§ **TASK REQUIREMENTS**:
The required output consists solely of the lines from the top of the listing through the line containing "[-21, -7], [10, -7]];", transcribed exactly.

——————

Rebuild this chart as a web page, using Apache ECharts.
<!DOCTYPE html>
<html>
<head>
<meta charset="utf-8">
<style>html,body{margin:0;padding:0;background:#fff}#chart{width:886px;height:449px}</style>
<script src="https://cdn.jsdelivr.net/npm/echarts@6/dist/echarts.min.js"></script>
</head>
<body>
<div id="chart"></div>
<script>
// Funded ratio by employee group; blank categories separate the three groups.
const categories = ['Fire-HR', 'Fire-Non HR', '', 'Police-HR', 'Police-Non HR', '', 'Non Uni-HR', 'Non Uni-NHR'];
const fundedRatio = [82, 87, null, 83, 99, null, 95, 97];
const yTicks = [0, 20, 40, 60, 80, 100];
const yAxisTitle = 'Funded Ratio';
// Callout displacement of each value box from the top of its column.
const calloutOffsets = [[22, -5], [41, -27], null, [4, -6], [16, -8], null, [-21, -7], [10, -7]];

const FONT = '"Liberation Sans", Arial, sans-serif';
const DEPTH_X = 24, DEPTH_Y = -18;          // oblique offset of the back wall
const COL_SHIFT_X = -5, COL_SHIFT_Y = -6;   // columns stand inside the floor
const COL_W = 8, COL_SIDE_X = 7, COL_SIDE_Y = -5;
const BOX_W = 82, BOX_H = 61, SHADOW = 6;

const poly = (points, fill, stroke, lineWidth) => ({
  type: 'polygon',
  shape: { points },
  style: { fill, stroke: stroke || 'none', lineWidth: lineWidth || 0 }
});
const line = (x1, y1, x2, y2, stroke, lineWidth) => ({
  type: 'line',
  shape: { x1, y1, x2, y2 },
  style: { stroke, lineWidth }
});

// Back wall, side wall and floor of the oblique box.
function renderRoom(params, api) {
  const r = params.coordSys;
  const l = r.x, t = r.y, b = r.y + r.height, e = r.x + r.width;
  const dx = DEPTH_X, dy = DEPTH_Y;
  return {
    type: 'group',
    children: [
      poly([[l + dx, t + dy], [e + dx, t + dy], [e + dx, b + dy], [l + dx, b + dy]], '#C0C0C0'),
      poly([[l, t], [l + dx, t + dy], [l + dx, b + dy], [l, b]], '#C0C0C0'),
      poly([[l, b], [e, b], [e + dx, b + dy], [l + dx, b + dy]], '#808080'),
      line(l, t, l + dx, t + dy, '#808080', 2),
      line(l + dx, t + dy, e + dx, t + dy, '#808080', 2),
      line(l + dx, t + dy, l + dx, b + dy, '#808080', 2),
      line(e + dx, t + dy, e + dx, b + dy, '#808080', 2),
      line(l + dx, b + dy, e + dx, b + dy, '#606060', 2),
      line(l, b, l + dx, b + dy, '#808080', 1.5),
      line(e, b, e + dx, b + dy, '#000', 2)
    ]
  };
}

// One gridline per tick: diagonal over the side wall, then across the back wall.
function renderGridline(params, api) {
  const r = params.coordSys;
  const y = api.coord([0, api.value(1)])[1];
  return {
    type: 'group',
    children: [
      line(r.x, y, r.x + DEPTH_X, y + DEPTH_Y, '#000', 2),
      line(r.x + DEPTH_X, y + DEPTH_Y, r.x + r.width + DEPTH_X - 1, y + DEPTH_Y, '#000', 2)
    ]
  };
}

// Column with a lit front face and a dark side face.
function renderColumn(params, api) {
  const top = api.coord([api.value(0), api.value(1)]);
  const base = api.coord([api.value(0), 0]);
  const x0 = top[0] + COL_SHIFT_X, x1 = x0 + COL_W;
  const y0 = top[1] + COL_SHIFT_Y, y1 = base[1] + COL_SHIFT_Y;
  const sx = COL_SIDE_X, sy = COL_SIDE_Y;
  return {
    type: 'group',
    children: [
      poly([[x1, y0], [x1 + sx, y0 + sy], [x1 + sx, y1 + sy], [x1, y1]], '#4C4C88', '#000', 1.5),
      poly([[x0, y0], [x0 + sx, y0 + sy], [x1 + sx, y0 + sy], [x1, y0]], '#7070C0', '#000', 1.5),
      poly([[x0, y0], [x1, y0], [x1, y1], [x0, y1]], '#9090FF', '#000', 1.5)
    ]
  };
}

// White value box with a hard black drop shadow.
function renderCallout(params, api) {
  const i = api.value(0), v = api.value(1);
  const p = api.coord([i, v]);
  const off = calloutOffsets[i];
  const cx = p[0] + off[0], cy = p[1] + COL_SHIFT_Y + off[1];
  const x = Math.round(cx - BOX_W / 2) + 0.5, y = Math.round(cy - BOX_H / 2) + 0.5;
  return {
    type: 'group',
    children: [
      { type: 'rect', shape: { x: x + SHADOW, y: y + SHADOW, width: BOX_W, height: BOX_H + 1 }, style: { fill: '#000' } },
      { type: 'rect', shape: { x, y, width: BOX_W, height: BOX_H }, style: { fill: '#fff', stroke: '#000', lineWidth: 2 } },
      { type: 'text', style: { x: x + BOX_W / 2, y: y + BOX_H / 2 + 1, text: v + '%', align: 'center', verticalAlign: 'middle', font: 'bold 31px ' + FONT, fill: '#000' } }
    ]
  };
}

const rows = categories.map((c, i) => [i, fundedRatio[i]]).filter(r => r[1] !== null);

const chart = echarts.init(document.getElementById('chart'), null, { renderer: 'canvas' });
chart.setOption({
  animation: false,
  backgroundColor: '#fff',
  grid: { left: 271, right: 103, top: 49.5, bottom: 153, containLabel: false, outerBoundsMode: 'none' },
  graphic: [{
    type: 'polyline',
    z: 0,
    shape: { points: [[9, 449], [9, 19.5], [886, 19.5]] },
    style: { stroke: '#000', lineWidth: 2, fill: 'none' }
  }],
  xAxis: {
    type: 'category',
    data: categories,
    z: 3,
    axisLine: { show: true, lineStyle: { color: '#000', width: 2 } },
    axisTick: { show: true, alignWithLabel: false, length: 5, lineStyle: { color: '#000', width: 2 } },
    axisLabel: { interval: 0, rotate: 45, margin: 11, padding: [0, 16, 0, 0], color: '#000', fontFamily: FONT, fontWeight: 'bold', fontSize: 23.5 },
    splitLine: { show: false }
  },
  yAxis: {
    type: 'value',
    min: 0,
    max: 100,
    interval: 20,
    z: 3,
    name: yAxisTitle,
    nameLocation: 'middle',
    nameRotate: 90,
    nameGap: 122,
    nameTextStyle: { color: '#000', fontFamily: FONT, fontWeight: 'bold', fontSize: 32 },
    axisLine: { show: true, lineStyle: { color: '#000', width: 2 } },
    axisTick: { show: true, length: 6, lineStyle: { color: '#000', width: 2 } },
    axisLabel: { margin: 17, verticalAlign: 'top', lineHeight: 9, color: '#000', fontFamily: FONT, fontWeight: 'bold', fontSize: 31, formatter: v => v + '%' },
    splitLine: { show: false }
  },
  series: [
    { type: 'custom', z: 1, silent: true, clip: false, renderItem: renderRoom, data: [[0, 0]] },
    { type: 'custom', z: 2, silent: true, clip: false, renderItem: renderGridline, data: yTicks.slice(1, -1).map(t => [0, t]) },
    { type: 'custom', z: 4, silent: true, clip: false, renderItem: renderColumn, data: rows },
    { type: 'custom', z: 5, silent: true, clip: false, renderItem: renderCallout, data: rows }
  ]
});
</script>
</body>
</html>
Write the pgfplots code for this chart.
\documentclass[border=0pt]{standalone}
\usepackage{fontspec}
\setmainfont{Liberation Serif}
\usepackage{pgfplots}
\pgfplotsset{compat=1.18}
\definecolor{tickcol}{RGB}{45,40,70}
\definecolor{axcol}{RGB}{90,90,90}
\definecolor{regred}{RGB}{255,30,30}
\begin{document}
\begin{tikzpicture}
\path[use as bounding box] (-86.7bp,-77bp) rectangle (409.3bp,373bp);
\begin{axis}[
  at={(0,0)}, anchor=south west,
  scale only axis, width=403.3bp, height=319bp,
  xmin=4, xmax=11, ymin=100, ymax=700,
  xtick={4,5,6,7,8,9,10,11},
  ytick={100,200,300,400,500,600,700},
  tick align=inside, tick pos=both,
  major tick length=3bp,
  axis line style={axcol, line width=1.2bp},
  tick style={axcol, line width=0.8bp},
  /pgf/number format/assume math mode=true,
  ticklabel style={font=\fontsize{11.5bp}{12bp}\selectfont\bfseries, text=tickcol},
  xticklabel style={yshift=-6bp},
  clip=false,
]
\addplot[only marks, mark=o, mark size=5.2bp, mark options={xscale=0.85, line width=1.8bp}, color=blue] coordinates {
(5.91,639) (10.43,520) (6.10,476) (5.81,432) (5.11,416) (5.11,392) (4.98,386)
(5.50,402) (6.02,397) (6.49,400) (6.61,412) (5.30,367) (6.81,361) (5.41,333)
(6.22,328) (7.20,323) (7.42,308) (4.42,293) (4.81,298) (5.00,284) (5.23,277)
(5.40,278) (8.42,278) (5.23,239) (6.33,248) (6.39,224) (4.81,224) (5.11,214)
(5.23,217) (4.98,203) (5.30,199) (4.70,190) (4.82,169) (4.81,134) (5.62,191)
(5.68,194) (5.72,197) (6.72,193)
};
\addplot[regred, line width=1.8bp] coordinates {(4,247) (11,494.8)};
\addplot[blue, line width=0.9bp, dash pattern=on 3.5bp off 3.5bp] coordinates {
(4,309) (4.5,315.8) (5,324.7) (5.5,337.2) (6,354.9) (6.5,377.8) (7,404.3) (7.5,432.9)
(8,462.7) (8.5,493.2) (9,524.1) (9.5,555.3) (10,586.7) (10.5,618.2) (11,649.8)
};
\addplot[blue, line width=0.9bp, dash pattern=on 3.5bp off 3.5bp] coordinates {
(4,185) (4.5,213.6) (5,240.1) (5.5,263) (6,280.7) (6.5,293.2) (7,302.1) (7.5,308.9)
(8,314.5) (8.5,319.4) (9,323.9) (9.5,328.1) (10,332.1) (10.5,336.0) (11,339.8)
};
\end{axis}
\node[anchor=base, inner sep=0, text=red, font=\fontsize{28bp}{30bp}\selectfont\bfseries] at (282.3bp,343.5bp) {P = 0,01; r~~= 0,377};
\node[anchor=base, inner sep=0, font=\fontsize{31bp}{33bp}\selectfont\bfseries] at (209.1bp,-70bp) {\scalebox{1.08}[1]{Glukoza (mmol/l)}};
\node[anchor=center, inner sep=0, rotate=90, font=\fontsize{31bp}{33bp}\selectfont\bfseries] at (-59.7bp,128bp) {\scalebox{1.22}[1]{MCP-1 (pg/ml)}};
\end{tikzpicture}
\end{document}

——————

§ **EXERCISE RESULT**:
Rebuild this chart as a web page, using Apache ECharts.
<!DOCTYPE html>
<html>
<head>
<meta charset="utf-8">
<style>html,body{margin:0;padding:0;background:#fff}#chart{width:886px;height:449px}</style>
<script src="https://cdn.jsdelivr.net/npm/echarts@6/dist/echarts.min.js"></script>
</head>
<body>
<div id="chart"></div>
<script>
// Funded ratio by employee group; blank categories separate the three groups.
const categories = ['Fire-HR', 'Fire-Non HR', '', 'Police-HR', 'Police-Non HR', '', 'Non Uni-HR', 'Non Uni-NHR'];
const fundedRatio = [82, 87, null, 83, 99, null, 95, 97];
const yTicks = [0, 20, 40, 60, 80, 100];
const yAxisTitle = 'Funded Ratio';
// Callout displacement of each value box from the top of its column.
const calloutOffsets = [[22, -5], [41, -27], null, [4, -6], [16, -8], null, [-21, -7], [10, -7]];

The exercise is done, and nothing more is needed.